The determination of the gravimetric geoid is based on the magnitude of gravity observed at the topographic surface of the Earth. In order to satisfy Laplace’s equation, the masses between the surface of the Earth and the geoid must be removed or shifted inside the geoid. Then the gravity values have to be reduced to the geoid, forming the boundary values on the boundary surface. Gravity reduction techniques with unclassified height models usually presume that positive elevations are reserved for positive rock topography. Great lakes, however, are filled with water and may be situated partially or fully above sea level. In case of Lake Victoria, the whole lake including its bed floor is situated above sea level, i. e., having positive elevation (orthometric height).
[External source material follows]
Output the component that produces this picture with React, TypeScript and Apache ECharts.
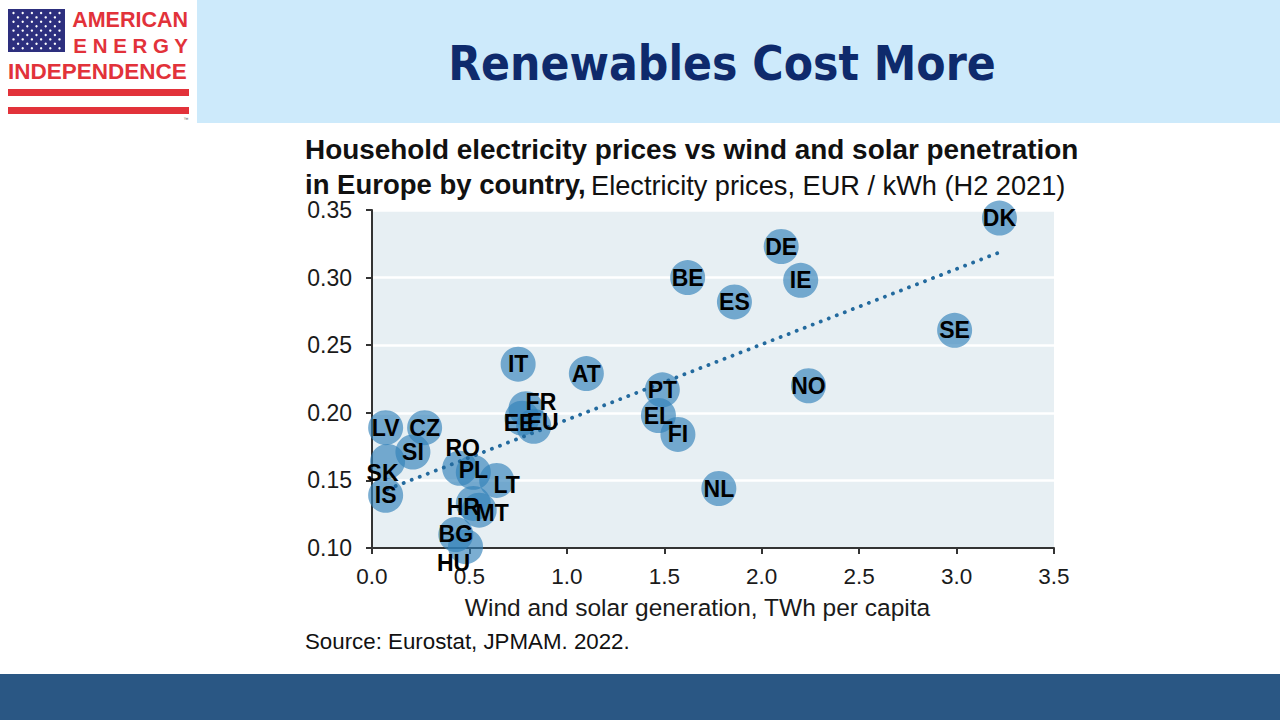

This leads to an obvious error in the topographic-isostatic reduction using, for example, the TC program (Forsberg in A study of terrain reductions, density anomalies and geophysical inversion methods in gravity, 1984; Forsberg and Tscherning in Sanso F, Rummel R (eds) Geodetic boundary value problems in view of the one centimeter geoid, Lecture notes in earth sciences. vol 65, pp 239–272, 1997. https://doi.org/10.1007/BFb0011707 ) by assuming rock topography filling the lake instead of water. The aim of this paper is to determine the effect of Lake Victoria on gravity reduction and geoid computation in Africa, as a prototype of the effect of great lakes on gravity reduction and geoid determination. The results prove that the masses of Lake Victoria have significant effect both on the reduced anomalies and on the computed geoid, which then have to be considered for precise geoid determination with correct density values.